Northern Kentucky University Board of Regents voted May 5 for the university to stop providing students who take 17 or more credit hours with a 50 percent discount as well as raise tuition by nearly 5 percent for resident undergraduate students starting fall 2010.
The decision to eliminate the 50 percent discount on credit hours 17 and above for undergraduate students comes after the Student Government Association defeated a resolution at their April 26 meeting that would have effectively endorsed elimination of the discount on behalf of the student body. The resolution was narrowly defeated with nine yea’s, 10 nay’s and five members abstaining from the vote.
Votruba said he had not yet received the resolution but was aware of the decision by SGA.
Keith Kaseke, outgoing student regent and SGA president, said he was in support of the decision to remove the discount.
‘I understand where our university would be without this,’ Kaseke said.
Ken Kline, budget director at NKU, said that roughly 850 students enrolled in 17 or more hours according to last fall’s enrollment data.
The 4.95 percent tuition increase, according to a presentation given to the BOR, is within the Council on Postsecondary Education’s tuition cap of 5 percent for the 2010 academic year. This means resident undergraduate students will see a $14 per credit hour increase in their tuition. Nonresident students will see their tuition increase also. Currently NKU is in a process to phase in a CPE mandate that nonresident rates be at least 2 percent of the resident rate. NKU’s nonresident rate for next year is proposed to be 1.95 percent of the resident rate.
CPE predicated the tuition caps with the assumption that state appropriated funding will be about the same as in the current House and Senate budget bill.

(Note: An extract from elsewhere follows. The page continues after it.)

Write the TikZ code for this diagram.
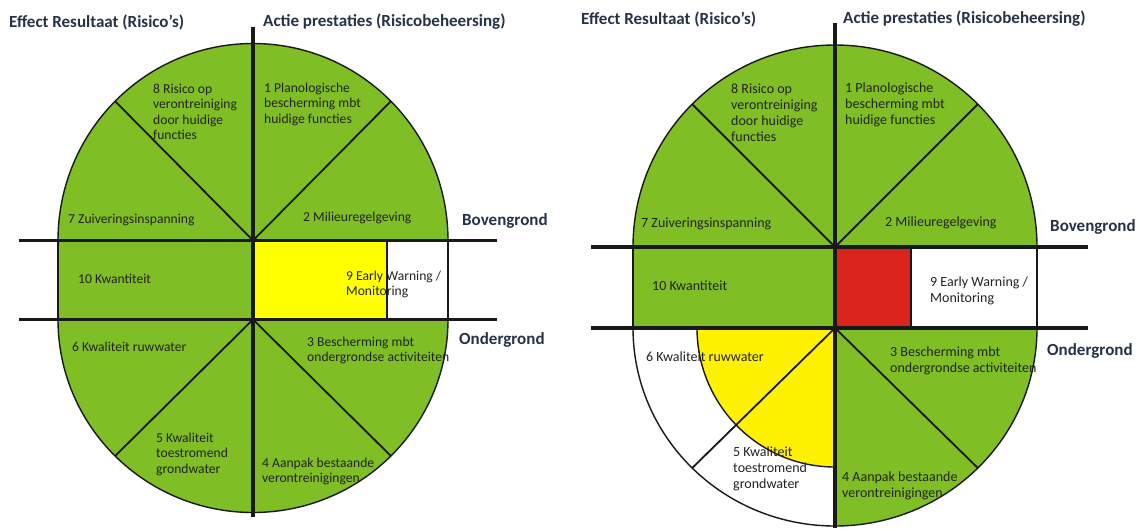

If the Kentucky Legislature decreases the amounts considerably from what is in the bill now, CPE reserved the right to adjust tuition caps.
A news release on the CPE’s website dated April 23 called the tuition caps ‘moderate.’
Votruba said to the BOR that the days of aggressive 10 and 12 percent tuition increases are gone.
‘The first part of the decade we were very aggressive with tuition’hellip;those days are gone forever-well-what’s forever? Probably my forever,’ Votruba said.
The increase in tuition rates will create approximately $119 million in revenue as stated in Votruba’s recommendation to the BOR.
The next step for the university is to present the BOR approved tuition rates to the CPE at the University of Louisville on May 21.